AIM ::
Type out the material below exactly.

DATASET CONTENT ::
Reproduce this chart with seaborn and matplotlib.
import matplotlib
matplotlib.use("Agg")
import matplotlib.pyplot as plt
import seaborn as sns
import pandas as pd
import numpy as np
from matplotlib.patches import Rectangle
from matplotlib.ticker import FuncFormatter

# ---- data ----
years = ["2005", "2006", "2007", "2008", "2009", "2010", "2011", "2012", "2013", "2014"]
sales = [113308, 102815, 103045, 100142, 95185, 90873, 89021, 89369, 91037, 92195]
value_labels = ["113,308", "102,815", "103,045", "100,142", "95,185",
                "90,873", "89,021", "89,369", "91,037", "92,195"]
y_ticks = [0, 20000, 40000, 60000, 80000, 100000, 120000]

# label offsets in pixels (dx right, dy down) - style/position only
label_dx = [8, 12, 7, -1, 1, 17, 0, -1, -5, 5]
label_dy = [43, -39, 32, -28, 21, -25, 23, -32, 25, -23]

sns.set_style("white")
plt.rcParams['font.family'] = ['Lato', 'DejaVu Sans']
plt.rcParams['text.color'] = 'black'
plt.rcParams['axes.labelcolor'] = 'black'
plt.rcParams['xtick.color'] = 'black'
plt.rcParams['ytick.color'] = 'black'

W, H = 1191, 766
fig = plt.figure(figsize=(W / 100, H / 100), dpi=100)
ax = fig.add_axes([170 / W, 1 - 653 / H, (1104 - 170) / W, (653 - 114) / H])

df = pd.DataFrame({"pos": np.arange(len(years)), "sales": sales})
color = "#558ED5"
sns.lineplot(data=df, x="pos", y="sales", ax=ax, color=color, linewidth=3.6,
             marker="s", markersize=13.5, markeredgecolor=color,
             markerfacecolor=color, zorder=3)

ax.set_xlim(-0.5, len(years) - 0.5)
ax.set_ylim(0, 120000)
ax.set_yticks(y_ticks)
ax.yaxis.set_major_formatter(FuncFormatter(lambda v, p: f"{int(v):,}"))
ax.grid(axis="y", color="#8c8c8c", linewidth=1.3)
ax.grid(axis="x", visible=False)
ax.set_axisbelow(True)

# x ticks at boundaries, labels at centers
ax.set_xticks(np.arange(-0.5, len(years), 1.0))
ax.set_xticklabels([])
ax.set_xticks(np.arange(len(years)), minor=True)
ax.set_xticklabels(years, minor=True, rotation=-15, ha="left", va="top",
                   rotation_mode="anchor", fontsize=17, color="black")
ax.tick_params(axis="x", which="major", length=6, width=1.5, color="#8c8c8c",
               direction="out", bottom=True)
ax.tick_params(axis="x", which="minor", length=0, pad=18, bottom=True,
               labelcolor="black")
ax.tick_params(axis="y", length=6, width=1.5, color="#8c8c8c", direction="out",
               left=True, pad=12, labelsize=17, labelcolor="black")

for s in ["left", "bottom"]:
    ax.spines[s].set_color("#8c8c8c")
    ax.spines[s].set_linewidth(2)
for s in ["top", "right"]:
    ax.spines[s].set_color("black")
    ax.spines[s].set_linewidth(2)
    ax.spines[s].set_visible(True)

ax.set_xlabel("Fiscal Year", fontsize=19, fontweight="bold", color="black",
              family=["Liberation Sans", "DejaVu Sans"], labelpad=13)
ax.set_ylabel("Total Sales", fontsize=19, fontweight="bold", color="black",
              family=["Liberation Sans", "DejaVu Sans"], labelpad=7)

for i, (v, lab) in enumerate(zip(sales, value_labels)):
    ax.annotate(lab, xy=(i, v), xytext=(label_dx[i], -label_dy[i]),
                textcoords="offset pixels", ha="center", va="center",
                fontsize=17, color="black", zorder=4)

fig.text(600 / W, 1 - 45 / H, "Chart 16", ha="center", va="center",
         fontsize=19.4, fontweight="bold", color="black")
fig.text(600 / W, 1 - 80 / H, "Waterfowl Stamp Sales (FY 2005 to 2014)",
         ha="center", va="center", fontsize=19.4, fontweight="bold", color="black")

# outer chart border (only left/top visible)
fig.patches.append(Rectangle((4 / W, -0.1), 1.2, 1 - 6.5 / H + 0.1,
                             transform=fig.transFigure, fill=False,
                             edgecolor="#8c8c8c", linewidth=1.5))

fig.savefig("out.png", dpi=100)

TASK RESULT ::
Reproduce this chart with seaborn and matplotlib.
import matplotlib
matplotlib.use("Agg")
import matplotlib.pyplot as plt
import seaborn as sns
import pandas as pd
import numpy as np
from matplotlib.patches import Rectangle
from matplotlib.ticker import FuncFormatter

# ---- data ----
years = ["2005", "2006", "2007", "2008", "2009", "2010", "2011", "2012", "2013", "2014"]
sales = [113308, 102815, 103045, 100142, 95185, 90873, 89021, 89369, 91037, 92195]
value_labels = ["113,308", "102,815", "103,045", "100,142", "95,185",
                "90,873", "89,021", "89,369", "91,037", "92,195"]
y_ticks = [0, 20000, 40000, 60000, 80000, 100000, 120000]

# label offsets in pixels (dx right, dy down) - style/position only
label_dx = [8, 12, 7, -1, 1, 17, 0, -1, -5, 5]
label_dy = [43, -39, 32, -28, 21, -25, 23, -32, 25, -23]

sns.set_style("white")
plt.rcParams['font.family'] = ['Lato', 'DejaVu Sans']
plt.rcParams['text.color'] = 'black'
plt.rcParams['axes.labelcolor'] = 'black'
plt.rcParams['xtick.color'] = 'black'
plt.rcParams['ytick.color'] = 'black'

W, H = 1191, 766
fig = plt.figure(figsize=(W / 100, H / 100), dpi=100)
ax = fig.add_axes([170 / W, 1 - 653 / H, (1104 - 170) / W, (653 - 114) / H])

df = pd.DataFrame({"pos": np.arange(len(years)), "sales": sales})
color = "#558ED5"
sns.lineplot(data=df, x="pos", y="sales", ax=ax, color=color, linewidth=3.6,
             marker="s", markersize=13.5, markeredgecolor=color,
             markerfacecolor=color, zorder=3)

ax.set_xlim(-0.5, len(years) - 0.5)
ax.set_ylim(0, 120000)
ax.set_yticks(y_ticks)
ax.yaxis.set_major_formatter(FuncFormatter(lambda v, p: f"{int(v):,}"))
ax.grid(axis="y", color="#8c8c8c", linewidth=1.3)
ax.grid(axis="x", visible=False)
ax.set_axisbelow(True)

# x ticks at boundaries, labels at centers
ax.set_xticks(np.arange(-0.5, len(years), 1.0))
ax.set_xticklabels([])
ax.set_xticks(np.arange(len(years)), minor=True)
ax.set_xticklabels(years, minor=True, rotation=-15, ha="left", va="top",
                   rotation_mode="anchor", fontsize=17, color="black")
ax.tick_params(axis="x", which="major", length=6, width=1.5, color="#8c8c8c",
               direction="out", bottom=True)
ax.tick_params(axis="x", which="minor", length=0, pad=18, bottom=True,
               labelcolor="black")
ax.tick_params(axis="y", length=6, width=1.5, color="#8c8c8c", direction="out",
               left=True, pad=12, labelsize=17, labelcolor="black")

for s in ["left", "bottom"]:
    ax.spines[s].set_color("#8c8c8c")
    ax.spines[s].set_linewidth(2)
for s in ["top", "right"]:
    ax.spines[s].set_color("black")
    ax.spines[s].set_linewidth(2)
    ax.spines[s].set_visible(True)

ax.set_xlabel("Fiscal Year", fontsize=19, fontweight="bold", color="black",
              family=["Liberation Sans", "DejaVu Sans"], labelpad=13)
ax.set_ylabel("Total Sales", fontsize=19, fontweight="bold", color="black",
              family=["Liberation Sans", "DejaVu Sans"], labelpad=7)

for i, (v, lab) in enumerate(zip(sales, value_labels)):
    ax.annotate(lab, xy=(i, v), xytext=(label_dx[i], -label_dy[i]),
                textcoords="offset pixels", ha="center", va="center",
                fontsize=17, color="black", zorder=4)

fig.text(600 / W, 1 - 45 / H, "Chart 16", ha="center", va="center",
         fontsize=19.4, fontweight="bold", color="black")
fig.text(600 / W, 1 - 80 / H, "Waterfowl Stamp Sales (FY 2005 to 2014)",
         ha="center", va="center", fontsize=19.4, fontweight="bold", color="black")

# outer chart border (only left/top visible)
fig.patches.append(Rectangle((4 / W, -0.1), 1.2, 1 - 6.5 / H + 0.1,
                             transform=fig.transFigure, fill=False,
                             edgecolor="#8c8c8c", linewidth=1.5))

fig.savefig("out.png", dpi=100)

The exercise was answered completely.